Noa Deane’s Shortboard is Now a 6’3
The LSD Hammer does exactly what it says on the tin.
All Photos by Swilly
We were all riding boards that were far too long for years.
Then, aided by the myth that smaller boards fit in the pocket and make you surf better (if you rip and live at Snapper they do, if not, they generally make you look ugly as sin) we went far too short. Now, years later, encouraged by sensible gents like Creed, Noa and their contemporaries, we’ve re-realised that the best shortboards for average to pumping waves sit an inch or two taller than your head.
Enter Noa’s new signature model: The Hammer by LSD. Luke Short was in the noughties pantheon of shapers pushing what high performance surfboards were capable of, but instead of the aggressive expansion taken by some of his contemporaries, he kept his production more bespoke. His boards have been under the feet of some of the most influential surfers on the planet over the years – Ozzie Wright and Julian Wilson, to name just two. These days some of Australia’s best contemporary surfers – Noa, Benny Howard, Matt Banting, Ellie Brooks, occasionally Creed and Shaun Manners – ride his crafts because of how damn good they feel under foot.
That initial Hammer r&d came about as a result of Noa wanting to put in a good showing on the North Shore when newly inked with Volcom. He rekindled his relationship with Luke (Rusty riders are under contract to ride Rusty boards) and asked him to add a few inches to his everyday boards to deal with the extra push in the Islands. They felt better than good, so on returning to Oz, he kept running them. After much tweaking, The Hammer is available for anyone looking to wet a rail.
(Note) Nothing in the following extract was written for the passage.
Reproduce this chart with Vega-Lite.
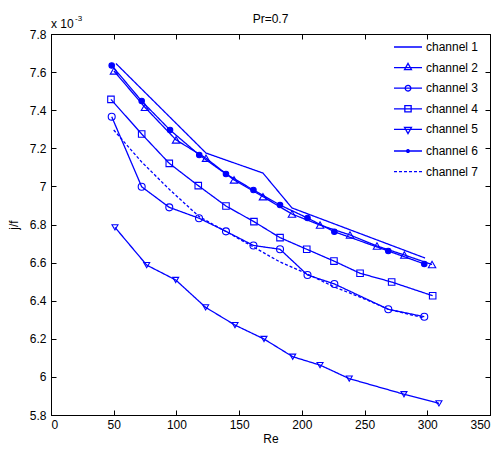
{
  "$schema": "https://vega.github.io/schema/vega-lite/v6.json",
  "autosize": "none",
  "width": 439,
  "height": 381,
  "padding": {"left": 51, "top": 34, "right": 12, "bottom": 35},
  "background": "white",
  "title": {"text": "Pr=0.7", "fontSize": 12, "fontWeight": "normal", "font": "Liberation Sans", "color": "#000000", "offset": -11, "anchor": "middle", "frame": "group"},
  "config": {
    "view": {"stroke": "#000000", "strokeWidth": 1},
    "axis": {"grid": false, "domainColor": "#000000", "tickColor": "#000000", "labelColor": "#000000", "titleColor": "#000000", "labelFont": "Liberation Sans", "titleFont": "Liberation Sans", "labelFontSize": 12, "titleFontSize": 12, "titleFontWeight": "normal", "tickSize": -5, "domainWidth": 1, "tickWidth": 1}
  },
  "data": {"values": [
    {"ch": "channel 1", "Re": 51.8, "jf": 7.645},
    {"ch": "channel 1", "Re": 123.6, "jf": 7.175},
    {"ch": "channel 1", "Re": 169.0, "jf": 7.070},
    {"ch": "channel 1", "Re": 192.1, "jf": 6.887},
    {"ch": "channel 1", "Re": 298.2, "jf": 6.624},

    {"ch": "channel 2", "Re": 50.2, "jf": 7.606},
    {"ch": "channel 2", "Re": 74.9, "jf": 7.415},
    {"ch": "channel 2", "Re": 99.7, "jf": 7.244},
    {"ch": "channel 2", "Re": 123.6, "jf": 7.148},
    {"ch": "channel 2", "Re": 145.9, "jf": 7.034},
    {"ch": "channel 2", "Re": 169.0, "jf": 6.946},
    {"ch": "channel 2", "Re": 192.1, "jf": 6.855},
    {"ch": "channel 2", "Re": 214.5, "jf": 6.797},
    {"ch": "channel 2", "Re": 238.4, "jf": 6.745},
    {"ch": "channel 2", "Re": 259.9, "jf": 6.687},
    {"ch": "channel 2", "Re": 281.7, "jf": 6.640},
    {"ch": "channel 2", "Re": 303.8, "jf": 6.590},

    {"ch": "channel 3", "Re": 48.4, "jf": 7.366},
    {"ch": "channel 3", "Re": 72.3, "jf": 6.998},
    {"ch": "channel 3", "Re": 94.3, "jf": 6.890},
    {"ch": "channel 3", "Re": 118.0, "jf": 6.833},
    {"ch": "channel 3", "Re": 139.5, "jf": 6.764},
    {"ch": "channel 3", "Re": 161.4, "jf": 6.690},
    {"ch": "channel 3", "Re": 182.6, "jf": 6.670},
    {"ch": "channel 3", "Re": 204.5, "jf": 6.535},
    {"ch": "channel 3", "Re": 225.9, "jf": 6.488},
    {"ch": "channel 3", "Re": 268.9, "jf": 6.355},
    {"ch": "channel 3", "Re": 297.6, "jf": 6.316},

    {"ch": "channel 4", "Re": 47.8, "jf": 7.457},
    {"ch": "channel 4", "Re": 72.3, "jf": 7.275},
    {"ch": "channel 4", "Re": 94.3, "jf": 7.121},
    {"ch": "channel 4", "Re": 117.4, "jf": 7.004},
    {"ch": "channel 4", "Re": 139.5, "jf": 6.897},
    {"ch": "channel 4", "Re": 161.8, "jf": 6.815},
    {"ch": "channel 4", "Re": 182.6, "jf": 6.731},
    {"ch": "channel 4", "Re": 203.9, "jf": 6.670},
    {"ch": "channel 4", "Re": 225.6, "jf": 6.608},
    {"ch": "channel 4", "Re": 246.4, "jf": 6.544},
    {"ch": "channel 4", "Re": 271.6, "jf": 6.498},
    {"ch": "channel 4", "Re": 304.3, "jf": 6.426},

    {"ch": "channel 5", "Re": 51.0, "jf": 6.785},
    {"ch": "channel 5", "Re": 76.3, "jf": 6.587},
    {"ch": "channel 5", "Re": 99.4, "jf": 6.509},
    {"ch": "channel 5", "Re": 123.3, "jf": 6.365},
    {"ch": "channel 5", "Re": 146.7, "jf": 6.272},
    {"ch": "channel 5", "Re": 169.8, "jf": 6.199},
    {"ch": "channel 5", "Re": 192.7, "jf": 6.106},
    {"ch": "channel 5", "Re": 214.5, "jf": 6.062},
    {"ch": "channel 5", "Re": 237.8, "jf": 5.991},
    {"ch": "channel 5", "Re": 281.4, "jf": 5.909},
    {"ch": "channel 5", "Re": 309.3, "jf": 5.861},

    {"ch": "channel 6", "Re": 48.4, "jf": 7.635},
    {"ch": "channel 6", "Re": 72.3, "jf": 7.448},
    {"ch": "channel 6", "Re": 94.9, "jf": 7.296},
    {"ch": "channel 6", "Re": 118.2, "jf": 7.165},
    {"ch": "channel 6", "Re": 139.5, "jf": 7.065},
    {"ch": "channel 6", "Re": 161.4, "jf": 6.981},
    {"ch": "channel 6", "Re": 182.6, "jf": 6.902},
    {"ch": "channel 6", "Re": 204.5, "jf": 6.834},
    {"ch": "channel 6", "Re": 225.9, "jf": 6.762},
    {"ch": "channel 6", "Re": 268.9, "jf": 6.661},
    {"ch": "channel 6", "Re": 297.6, "jf": 6.593},

    {"ch": "channel 7", "Re": 50.0, "jf": 7.296},
    {"ch": "channel 7", "Re": 72.3, "jf": 7.128},
    {"ch": "channel 7", "Re": 94.9, "jf": 6.981},
    {"ch": "channel 7", "Re": 118.2, "jf": 6.841},
    {"ch": "channel 7", "Re": 139.5, "jf": 6.763},
    {"ch": "channel 7", "Re": 161.4, "jf": 6.682},
    {"ch": "channel 7", "Re": 182.6, "jf": 6.603},
    {"ch": "channel 7", "Re": 204.5, "jf": 6.540},
    {"ch": "channel 7", "Re": 225.9, "jf": 6.472},
    {"ch": "channel 7", "Re": 246.4, "jf": 6.419},
    {"ch": "channel 7", "Re": 268.9, "jf": 6.355},
    {"ch": "channel 7", "Re": 297.6, "jf": 6.309}
  ]},
  "resolve": {"axis": {"x": "independent", "y": "independent"}},
  "layer": [
    {
      "mark": {"type": "line", "strokeWidth": 1.3},
      "encoding": {
        "x": {"field": "Re", "type": "quantitative", "scale": {"domain": [0, 350], "nice": false, "zero": false},
              "axis": {"orient": "bottom", "values": [0, 50, 100, 150, 200, 250, 300, 350], "title": "Re", "labelPadding": 9, "titlePadding": 3}},
        "y": {"field": "jf", "type": "quantitative", "scale": {"domain": [5.8, 7.8], "nice": false, "zero": false},
              "axis": {"orient": "left", "values": [5.8, 6, 6.2, 6.4, 6.6, 6.8, 7, 7.2, 7.4, 7.6, 7.8], "format": ".2~f", "title": "j/f", "labelPadding": 10, "titlePadding": 9}},
        "color": {"field": "ch", "type": "nominal",
                  "scale": {"domain": ["channel 1", "channel 2", "channel 3", "channel 4", "channel 5", "channel 6", "channel 7"], "range": ["#0000ff", "#0000ff", "#0000ff", "#0000ff", "#0000ff", "#0000ff", "#0000ff"]},
                  "legend": {
                    "orient": "none", "legendX": 330, "legendY": 0, "title": null,
                    "symbolSize": 196, "symbolStrokeWidth": 1.3,
                    "labelFont": "Liberation Sans", "labelFontSize": 12, "labelColor": "#000000",
                    "rowPadding": 6.6, "labelOffset": 10, "symbolOffset": 14, "padding": 5,
                    "encode": {"symbols": {"update": {
                      "shape": {"signal": "datum.value == 'channel 2' ? 'M-2,0H2M0,-0.6L0.5,0.3L-0.5,0.3Z' : datum.value == 'channel 3' ? 'M-2,0H2M0.4,0A0.4,0.4,0,1,1,-0.4,0A0.4,0.4,0,1,1,0.4,0Z' : datum.value == 'channel 4' ? 'M-2,0H2M-0.45,-0.45H0.45V0.45H-0.45Z' : datum.value == 'channel 5' ? 'M-2,0H2M0,0.6L0.5,-0.3L-0.5,-0.3Z' : datum.value == 'channel 6' ? 'M-2,0H2M0.2,0A0.2,0.2,0,1,1,-0.2,0A0.2,0.2,0,1,1,0.2,0Z' : 'M-2,0H2'"},
                      "fill": {"signal": "datum.value == 'channel 6' ? '#0000ff' : 'transparent'"}
                    }}}
                  }},
        "strokeDash": {"field": "ch", "type": "nominal",
                  "scale": {"domain": ["channel 1", "channel 2", "channel 3", "channel 4", "channel 5", "channel 6", "channel 7"], "range": [[1, 0], [1, 0], [1, 0], [1, 0], [1, 0], [1, 0], [3, 2]]}}
      }
    },
    {
      "transform": [{"filter": "datum.ch != 'channel 1' && datum.ch != 'channel 7'"}],
      "mark": {"type": "point", "strokeWidth": 1.1, "color": "#0000ff", "opacity": 1},
      "encoding": {
        "x": {"field": "Re", "type": "quantitative", "axis": {"orient": "top", "values": [0, 50, 100, 150, 200, 250, 300, 350], "labels": false, "title": null}},
        "y": {"field": "jf", "type": "quantitative", "axis": {"orient": "right", "values": [5.8, 6, 6.2, 6.4, 6.6, 6.8, 7, 7.2, 7.4, 7.6, 7.8], "labels": false, "title": null}},
        "shape": {"field": "ch", "type": "nominal", "legend": null,
                  "scale": {"domain": ["channel 2", "channel 3", "channel 4", "channel 5", "channel 6"], "range": ["triangle-up", "circle", "square", "triangle-down", "circle"]}},
        "size": {"field": "ch", "type": "nominal", "legend": null,
                 "scale": {"domain": ["channel 2", "channel 3", "channel 4", "channel 5", "channel 6"], "range": [55, 30, 55, 55, 5]}},
        "fill": {"condition": {"test": "datum.ch == 'channel 6'", "value": "#0000ff"}, "value": "transparent"}
      }
    },
    {
      "data": {"values": [{"t": "x 10"}]},
      "mark": {"type": "text", "align": "left", "baseline": "alphabetic", "font": "Liberation Sans", "fontSize": 12, "dy": -6, "dx": 0, "color": "#000000"},
      "encoding": {"x": {"datum": 0, "axis": null}, "y": {"datum": 7.8, "axis": null}, "text": {"field": "t"}}
    },
    {
      "data": {"values": [{"t": "-3"}]},
      "mark": {"type": "text", "align": "left", "baseline": "alphabetic", "font": "Liberation Sans", "fontSize": 8, "dy": -13, "dx": 24, "color": "#000000"},
      "encoding": {"x": {"datum": 0, "axis": null}, "y": {"datum": 7.8, "axis": null}, "text": {"field": "t"}}
    }
  ]
}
The Hammer’s outline was pulled from a 90s hangover board that Luke had lying around his Yamba storeroom. After Noa’s filmer, Mikey Mallalieu, sent Luke a framey of Noa torquing through a turn at mach ten speed, the collective suspected that they might be onto something.
“It was one of the most vicious turns we had ever seen, an absolute hammer,” says Luke Short. “We soon realised this was no novelty board and suited Noa’s power surfing, especially in conditions that have plenty of push.”
If you’re tired of gimmicks and want a good honest craft that goes like stink and dissects walls with scalpel-like precision, then it’s time to re-embrace a bit of length. And, Luke Short’s just the craftsman for the task.